В этом маленьком уголке на краю мира было так тепло и уютно, что, казалось, там тебя никто не найдёт. Но вот как-то вечером, потребовав себе местечко у костра, заглянула на огонёк осень, и людям пришлось подвинуться — сложно было не считаться с мнением этой авторитетной дамы. Так, вечера становились всё холоднее, земля покрывалась паутинками тоненького льда, и посиделки у большого костра уже не затягивались далеко за полночь. Однако с окончанием полевых и строительных работ у поселян стало значительно больше свободного времени, и Текано предложил людям заняться активным отдыхом — ведь что за радость безвылазно сидеть до весны в своих избах? Ящеру и Криадату эта идея очень понравилась, и сообща они вытащили из памяти всё, что когда-либо читали на эту тему.

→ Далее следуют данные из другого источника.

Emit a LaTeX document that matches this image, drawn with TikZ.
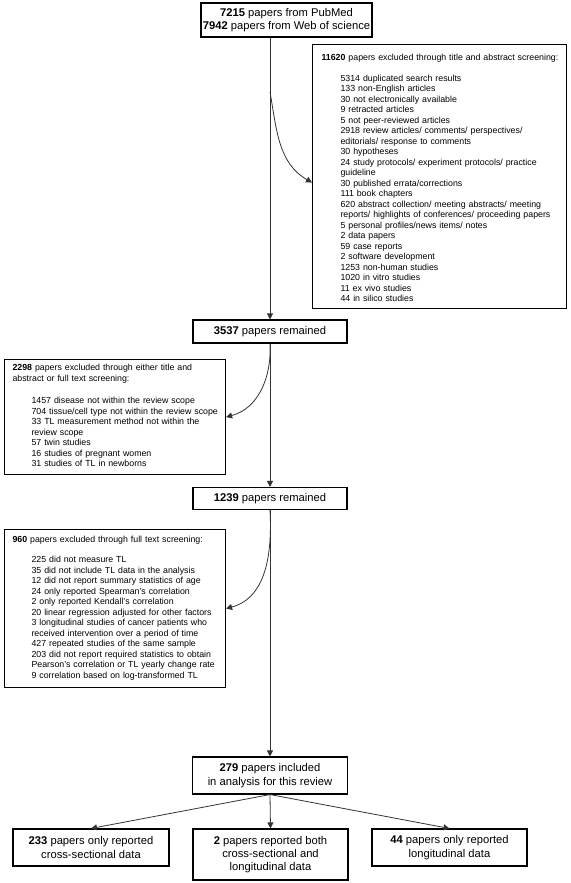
\documentclass[tikz,border=0pt]{standalone}
\usepackage{fontspec}
\setmainfont{Liberation Sans}
\usetikzlibrary{arrows.meta}
\def\ind{\hspace*{19pt}}
\tikzset{
	box/.style={draw=black, line width=1.1pt, fill=white, align=center, inner sep=0pt, font=\fontsize{11.2}{13.3}\selectfont},
	exbox/.style={draw=black, line width=1.1pt, fill=white, align=left, anchor=north west, inner ysep=0pt, font=\fontsize{8.8}{10.5}\selectfont},
	arr/.style={draw=black!80, line width=0.8pt, -{Triangle[length=6pt,width=6pt]}},
}

\begin{document}
\begin{tikzpicture}[x=1pt, y=1pt]
			%%%%% START %%%%%
			\useasboundingbox (0,0) rectangle (570,-883);
			
			\node[box, minimum width=171pt, minimum height=34pt] (search) at (286.5,-20) {\textbf{7215} papers from PubMed\\ \textbf{7942} papers from Web of science};
			
			\node[exbox, inner xsep=9pt, text width=236pt, minimum height=264pt] (titleex) at (312,-44) {\rule{0pt}{13pt}\mbox{\textbf{11620} papers excluded through title and abstract screening:}\\[10pt]
				\ind\begin{tabular}[t]{@{}l@{}}
				5314 duplicated search results\\
				133 non-English articles\\
				30 not electronically available\\
				9 retracted articles\\
				5 not peer-reviewed articles\\
				2918 review articles/ comments/ perspectives/\\
				editorials/ response to comments\\
				30 hypotheses\\
				24 study protocols/ experiment protocols/ practice\\
				guideline\\
				30 published errata/corrections\\
				111 book chapters\\
				620 abstract collection/ meeting abstracts/ meeting\\
				reports/ highlights of conferences/ proceeding papers\\
				5 personal profiles/news items/ notes\\
				2 data papers\\
				59 case reports\\
				2 software development\\
				1253 non-human studies\\
				1020 in vitro studies\\
				11 ex vivo studies\\
				44 in silico studies
				\end{tabular}};
			
			\node[box, minimum width=154pt, minimum height=23pt] (remain1) at (270,-331.5) {\textbf{3537} papers remained};
			
			\node[exbox, inner xsep=8pt, text width=205pt, minimum height=115pt] (eitherex) at (4,-359) {\textbf{2298} papers excluded through either title and\\ abstract or full text screening:\\[12pt]
				\ind\begin{tabular}[t]{@{}l@{}}
				1457 disease not within the review scope\\
				704 tissue/cell type not within the review scope\\
				33 TL measurement method not within the\\
				review scope\\
				57 twin studies\\
				16 studies of pregnant women\\
				31 studies of TL in newborns
				\end{tabular}};
			
			\node[box, minimum width=154pt, minimum height=22pt] (remain2) at (270,-498.5) {\textbf{1239} papers remained};
			
			\node[exbox, inner xsep=8pt, text width=205pt, minimum height=158pt] (fullex) at (4,-529) {\textbf{960} papers excluded through full text screening:\\[10pt]
				\ind\begin{tabular}[t]{@{}l@{}}
				225 did not measure TL\\
				35 did not include TL data in the analysis\\
				12 did not report summary statistics of age\\
				24 only reported Spearman's correlation\\
				2 only reported Kendall's correlation\\
				20 linear regression adjusted for other factors\\
				3 longitudinal studies of cancer patients who\\
				received intervention over a period of time\\
				427 repeated studies of the same sample\\
				203 did not report required statistics to obtain\\
				Pearson's correlation or TL yearly change rate\\
				9 correlation based on log-transformed TL
				\end{tabular}};
			
			\node[box, minimum width=155pt, minimum height=37pt] (included) at (270,-775.5) {\textbf{279} papers included\\ in analysis for this review};
			
			\node[box, minimum width=156pt, minimum height=37pt] (cross) at (91,-847.5) {\textbf{233} papers only reported\\ cross-sectional data};
			\node[box, minimum width=155pt, minimum height=51pt] (both) at (270.5,-854.5) {\textbf{2} papers reported both\\ cross-sectional and\\ longitudinal data};
			\node[box, minimum width=155pt, minimum height=37pt] (longi) at (449.5,-847.5) {\textbf{44} papers only reported\\ longitudinal data};
			
			% main flow
			\draw[arr] (search.south -| remain1.north) -- (remain1.north);
			\draw[arr] (remain1.south) -- (remain2.north);
			\draw[arr] (remain2.south) -- (included.north);
			\draw[arr] (included.south) -- (cross.north);
			\draw[arr] (included.south) -- (both.north);
			\draw[arr] (included.south) -- (longi.north);
			
			% exclusions
			\coordinate (split1) at (270,-92);
			\draw[arr] (split1) to[out=-80, in=150] ([yshift=-6pt]titleex.west);
			\draw[arr] (remain1.south) to[out=-87, in=15] (eitherex.east);
			\draw[arr] (remain2.south) to[out=-87, in=15] (fullex.east);
			%%%%% END %%%%%
		\end{tikzpicture}
\end{document}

Так, совершенно забытые в наше время игра в снежки и постройка ледяных крепостей, лапта, перетягивание каната и хороводы быстро завоевали сердца обитателей Города Радости. Эти незатейливые игры поддерживали боевой настрой, согревали и были видом того же самого общения, но главное — они стирали невидимые границы между жителями города, сближали их.
— Надеюсь, Криадат, ты не предложишь своим людям проводить кулачные бои с неверными? — шутливо произнёс Текано, глядя, как увлечённо горожане перекидываются снежками.
— А что это за бои такие? — опасливо спросил Криадат. — Я не слышал, чтобы так обращали в… истинную веру.
— Да нет! — засмеялся Текано. — Это было частью народных забав, иной раз заканчивавшихся телесными повреждениями. Ну, знаешь, в древности то на копьях любили подраться, то на мечах, то на кулаках. Но мы-то используем только лучшее из наследия тех тёмных веков.
— Да уж! — облегчённо сказал Криадат. — Столь долгим был путь к мирной жизни…
Так пролетела и осень, и в эти тихие предзимние дни в Город добралась весть о том, что в «большом мире» появилось много желающих осмотреть необычное поселение. Такого в неписаных правилах Города оговорено не было, поэтому в тот же день разожгли костры и устроили совет. Мнения насчёт «туристов» разделились. «Против» в основном высказывались моеверцы, мотивируя примерно так:
— Нечего этому чужеродному разлагающему элементу тут шастать! Тоже мне «чудо света» нашли! Мы с таким трудом вырвались из ихней клоаки, мы столько ждали нашего Спасителя, и что, всё для того, чтобы тут пришли какие-то зеваки, да попрали наши святыни?!